Comets On Fire - Avatar
(Sunday August 13, 2006 1:55 PM
)
Released on 07/08/06
Label: Sub Pop
They could hardly have been better named. San Francisco quintet Comets On Fire are not so much a band as a force of nature, their virtuosic, acid-etched jazz-rock leaving a vapour trail of combusted synapses as it blasts across the cosmos in an arc of transcendental promise. Attenuated, trippy explorations and monstrous, sludge-rock freak-outs are generally their thing, as 2004's exemplary "Blue Cathedral" proved in its borrowing from Blue Cheer, Iron Butterfly, Hawkwind and Led Zeppelin, but with their fifth adventure, Ethan Miller and gang cut loose in a slightly different fashion.
"Avatar" is no less physically thrilling than their previous efforts and indeed at times (the wild, Echoplex-saturated "Holy Teeth", in particular) suggests that even the eye of a passing storm might provide a refuge from its tumult but, overall, it's less chaotic and noisily rampant, the Comets' awesome creative fury now channelled into structures more obviously resembling tunes.
"Dogwood Rust" sets out their stall, plunging into its cart-wheeling, hallucinogenic blues so abruptly you wonder if sound engineer Tim Green (F*cking Champs guitarist and controller of the Comets' two previous albums) might have accidentally shorn off its intro. Lesser bands would likely lose control of a seven minute-plus odyssey, but the discipline of these five players has them casting intricate melodic lines into the rhythmic cross-currents, then slowly, surely reeling them back in, still taut and miraculously untangled.
"Jay Bird" taps Hendrix's dizzy, atavistic blues for inspiration, but the Comets come down to earth for "Lucifer's Memory" and fabulously fluid album closer, "Hatched Upon The Age". Exercises in Cream - and Pink Floyd-flecked, bluesy piano balladry respectively, they prove the five-piece is far from a one-trick pony. Most striking of the album's seven tracks, however, is "Sour Smoke", a sonic mirage of such subtly mind-warping power it would work perfectly for the peyote ritual scenes, should any director be reckless enough to try adapting a Carlos Castaneda book for film. Marrying Can's hypnotic boogie with Television's nervy, twin-guitar interplay isn't the most obvious of party tricks, but Comets On Fire are practised magicians, their understanding of complement and contrast seemingly instinctual, expressed in clean, sharp tones - however dense the fuzz and reverb factors - and with blinding clarity.

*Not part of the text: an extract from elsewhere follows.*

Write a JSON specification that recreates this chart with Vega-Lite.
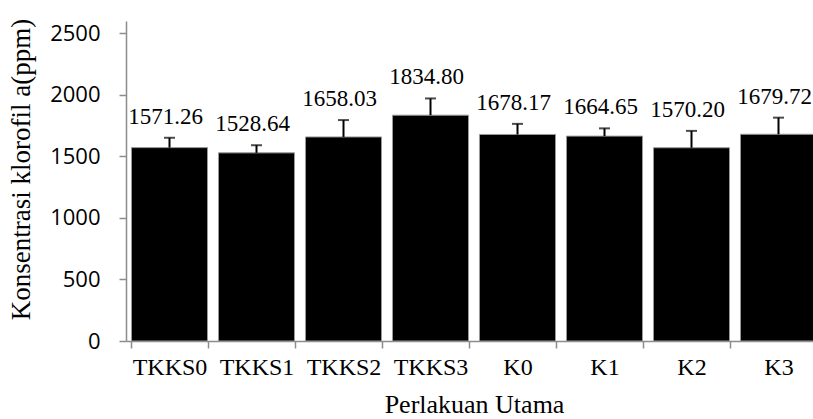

That several band members sustain extra-curricular careers (Ethan Miller recently joined John Maloney of Sunburned Hand Of The Man to record a heads-down, blues-rock album as Howlin' Rain; Ben Chasny is also a member of fêted avant folkies Six Organs Of Admittance) is a sign of the febrile creativity that drives Comets On Fire and seems to grow exponentially. "Avatar" is perhaps thus far the most harmonically perfect of their dispatches from the frontline of west-coast Gnosticism.